When it comes to building an investment portfolio, most investors look at the returns that investments offer. And technically, placing returns as the primary concern while building a portfolio is not a bad thing. After all, the main purpose of investing is to earn returns on your capital, isn’t it?
But a portfolio that’s aimed solely at maximizing returns may not be the best option for long-term investors, because it doesn’t take into account other objectives of investing. Your investments should also give you financial protection and stability. And here’s where life insurance comes into the picture.
Life insurance is essentially a legal contract between an insurance provider and an insured person. Now, if you’re wondering how a legal contract can be a good financial investment, let’s get into the details. A life insurance plan obligates the insurer to offer financial protection to the insured party on the occurrence of a certain event. Most often, this event is the death of the policyholder. Most life insurance covers are valid for a specific term.
In exchange for the cover offered, the insured person is required to pay a premium to the insurer. This premium can be paid as a lump sum amount or as periodic payments.
A life insurance plan can offer two kinds of benefits to the insured person and their family.
– Death benefits
– Maturity benefits
Death benefits are paid out by the insurance company on the death of the policyholder. These benefits are paid to the nominees or the legal beneficiaries of the policyholder, and they’re guaranteed benefits.
Maturity benefits, on the other hand, are paid out to the policyholder if they outlive the policy. In most cases, this is a guaranteed amount. Keep in mind that not all types of life insurance plans offer maturity benefits. Some of them only offer death benefits. We’ll discuss more about this later in this blog.

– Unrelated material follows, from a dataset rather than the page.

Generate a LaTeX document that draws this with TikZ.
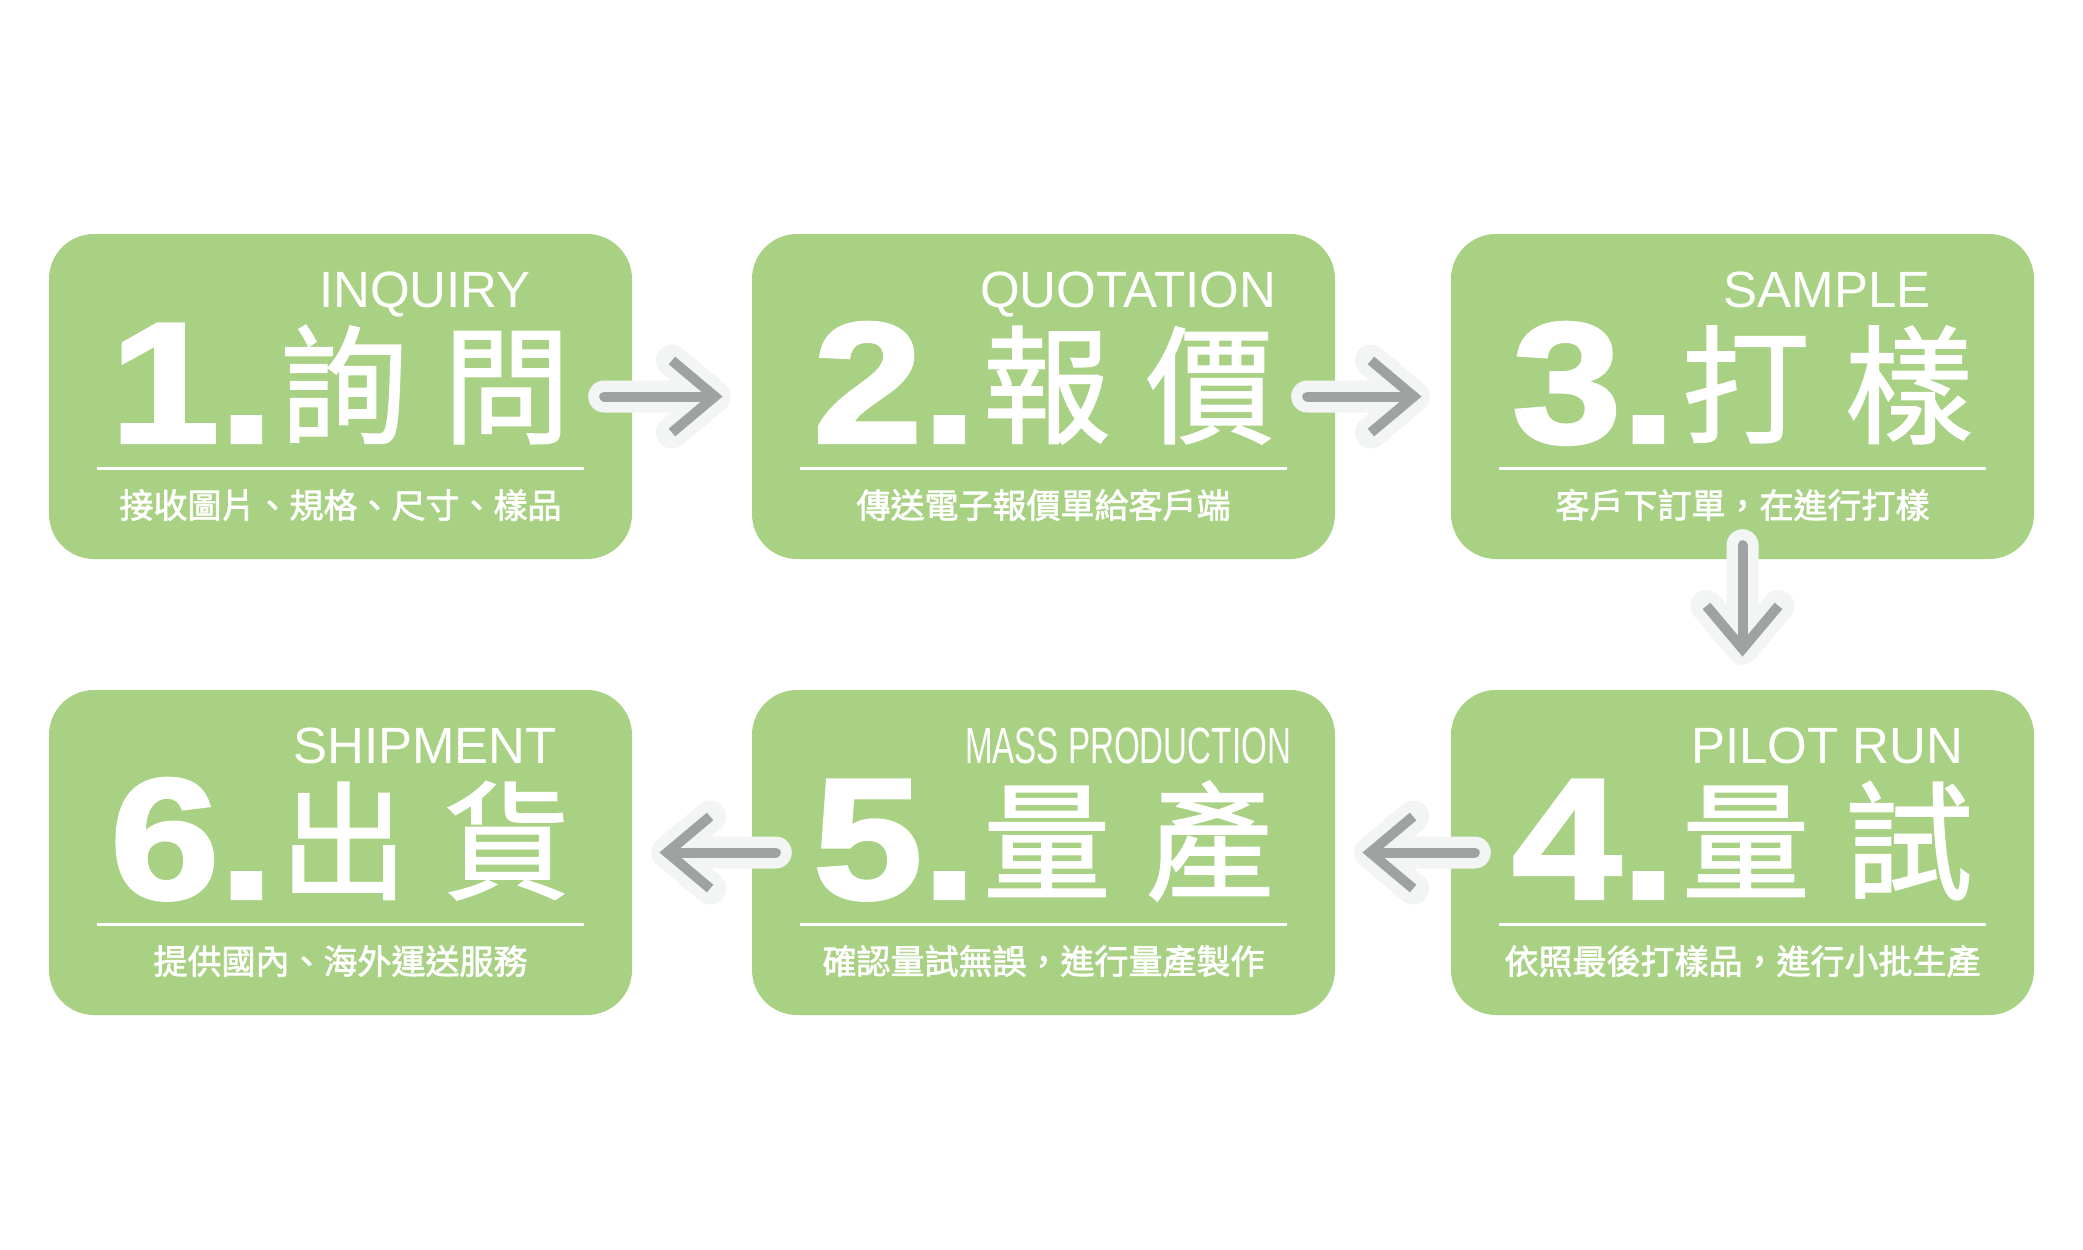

Including life insurance in your investment portfolio gives you two main advantages.
1. Immunity to market fluctuations
Firstly, life insurance makes a segment of your investment portfolio immune to market fluctuations. This is because in most types of life insurance plans, the death benefits and/or maturity benefits are guaranteed. In other investments like equity, debt, commodity or forex, there’s the very real risk associated with market fluctuations.
2. Liquidity
Life insurance also adds an element of liquidity to your portfolio. This is because death benefits and maturity benefits are both received in cash. In the uncertain times following the death of the primary breadwinner, this can be particularly beneficial, because it’s easier to meet immediate expenses, if any.
Given the advantages discussed earlier, there’s no doubt that life insurance makes your portfolio more stable and liquid. But then, there are many types of life insurance plans available in the financial market – term plans, endowment plans, ULIPs, whole life plans and pension plans. Each type comes with its own advantage.
Here’s a preview of these types of life insurance plans.
Term insurance
Term insurance is the most basic type of life insurance. Here, you get a death cover for a specific period. But there are no maturity benefits involved. Term insurance is also the most affordable kind of life insurance.
Endowment plans
If you need guaranteed death benefits as well as maturity benefits, then an endowment plan is a better option to consider. Here, if you outlive the policy, the insurance company pays you the predetermined, non-market-linked amount at maturity.
Unit Linked Insurance Plans (ULIPs)
Like endowment plans, ULIPs also offer both death benefits and maturity benefits. The key difference though, is that in ULIPs, the maturity benefits are market-linked. With ULIPs, the premium you pay is invested in market-linked funds. You have the freedom to choose the kind of investment fund depending on your risk profile.
Whole life plan
Term plans, endowment plans and ULIPs all offer a life cover for a limited period. But then, there are some plans that offer coverage for all of your life. These plans, known as whole life plans, offer life covers up to 99 or 100 years of age in addition to maturity benefits. They’re ideal for people who need a longer cover.
Pension plan
Pension plans or retirement plans are life insurance policies that provide financial security in the post-retirement phase. In addition to a life cover, these plans give the insured parties the option of receiving their maturity benefits as a lump sum amount on retirement or as periodic payments after retirement.
Conclusion
With so many options available, how do you choose the right kind of plan? Well, to do that, you need to factor in your investment objective, your level of risk tolerance and your investment horizon. You also need to account for the impact of inflation, so you can opt for adequate coverage from your life insurance plan.